Power to the people

In der Süddeutschen Zeitung (→ Miss Molly) sieht Andrian Kreye die Ehre der Cover-Version durch Cat Power und ihr neues Album „Jukebox“ gerettet. So weit, so gut, aber Kreyes Artikel (immerhin der Feuilleton-Aufmacher der Wochenendausgabe) hat mich wirklich aufgeregt. Nicht weil er die hier gerne gehörten Nouvelle Vague doof findet, sondern weil der Artikel voll ist von kleinen Unterstellungen und Ungenauigkeiten.


Ein paar Beispiele:

Man spielte längst vergessene Stücke von längst vergessenen Stilpionieren wie Big Star, The Babys, oder den Replacements.

Big Star und The Replacements längst vergessen? Nicht solange wir noch ein Wörtchen mitzureden haben, Herr Kreye. Und was haben, bitte, The Babys mit Stilpionieren zu tun?

Wenn Travis „Oops!… I Did It Again“ von Britney Spears als Zugabe spielen, oder die Donnas ein Stück von Kiss, war der Witz eindeutig.

Ich habe Travis nie live gesehen und kann deswegen nichts zu ihrer Version von „Oops!…“ sagen, aber bei den Donnas – die sich eben längst von der Punkband in eine Hardrockcombo gewandelt haben – bin ich sicher, dass ein Kiss-Cover nicht als Wiz gemeint ist.

Was es bedeutet, wenn Sufjan Stevens ein Stück von R.E.M. singt, wissen nur noch Eingeweihte.

Vielleicht findet er einfach, dass „The One I Love“ eines der schönsten REM-Stücke ist.

Vor drei Jahren adelte kein geringerer als Johnny Cash die Covermanie mit seinem Album „American IV“, auf dem er unter anderen Nine Inch Nails, Depeche Mode und Sting interpretierte. Das allerdings war keine Ironie, sondern eine Anerkennung des jeweiligen Songschreiberhandwerks.

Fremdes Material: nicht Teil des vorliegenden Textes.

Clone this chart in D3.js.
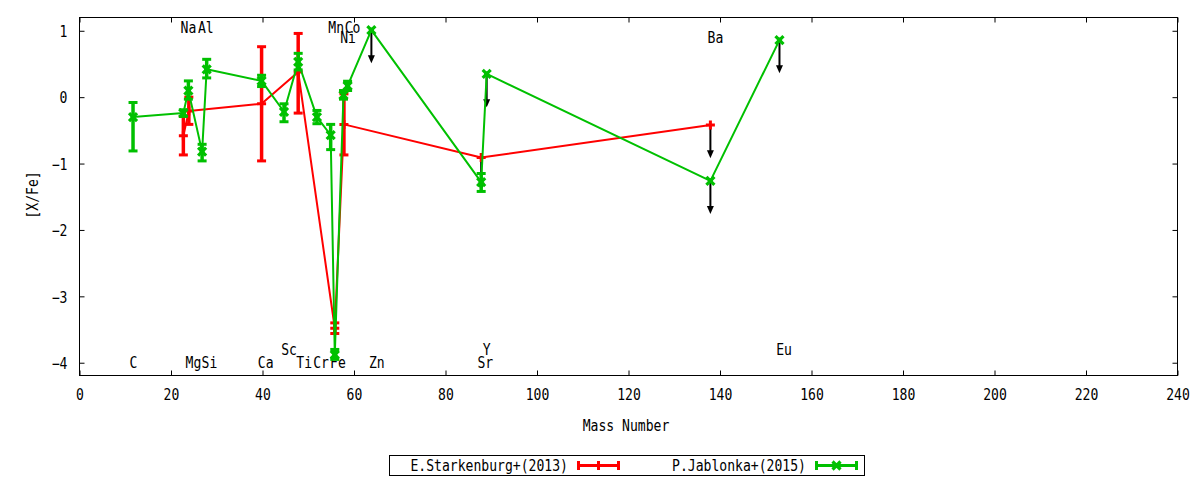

Das Adeln und Anerkennen begann bei Cash nicht vor drei sondern schon vor 14 Jahren mit dem ersten „American Recordings“-Album.

Egal ob das zornige „Too Drunk To Fuck“ von den Dead Kennedys oder das tragische „Love Will Tear Us Apart“ von Joy Division, alles war plötzlich so schmerzfrei hip wie eine Fotostrecke der Möbelzeitschrift Wallpaper.

Jello Biafra, der alte Politrocker hat ja wirklich viele zornige Songs gegen die Unterdrückung und Ungerechtigkeit in der Welt geschrieben, aber ausgerechnet „Too Drunk To Fuck“ fand ich immer eine schlichtweg spaßig gemeinte Nummer. Sollte ich damit wirklich so falsch liegen?

Das Problem mit dem ironischen Zitat ist die Geste. Letztlich stehen im Hintergrund immer noch Jimi Hendrix mit seiner Fassung der amerikanischen Nationalhymne in Woodstock und Johnny Rottens respektlose Punkversion von Frank Sinatras „My Way“.

Au weia. Man kann ja zu Johnny Rotten stehen wie man will, aber ihn mit dem talentlosen Sid Vicious zu verwechseln ist schon peinlich. Und dessen Version von „My Way“ hat nun wirklich nichts Hintergründiges.

Das alles hat die Sängerin aus Georgia mit Studiomusikern eingespielt, die sie zu einem Teil aus Veteranen rekrutiert hat, die schon mit Neil Young, Janis Joplin und Al Green gespielt haben, teils mit Nachwuchs aus Bands wie Dirty Three, Delta 72 und der Jon Spencer Blues Explosion, die ihr schon bei den Konzerten zu ihrem letzten Album „The Greatest“ eine gültige Form der Zeitlosigkeit geschaffen hatten.

Dirty Three und die Jon Spencer Blues Explosion gibt´s seit Anfang der 90er Jahre. Und trotzdem gehören die Musiker immer noch zum Nachwuchs?
P.S.: Ja, „Jukebox“ ist ein tolles Album.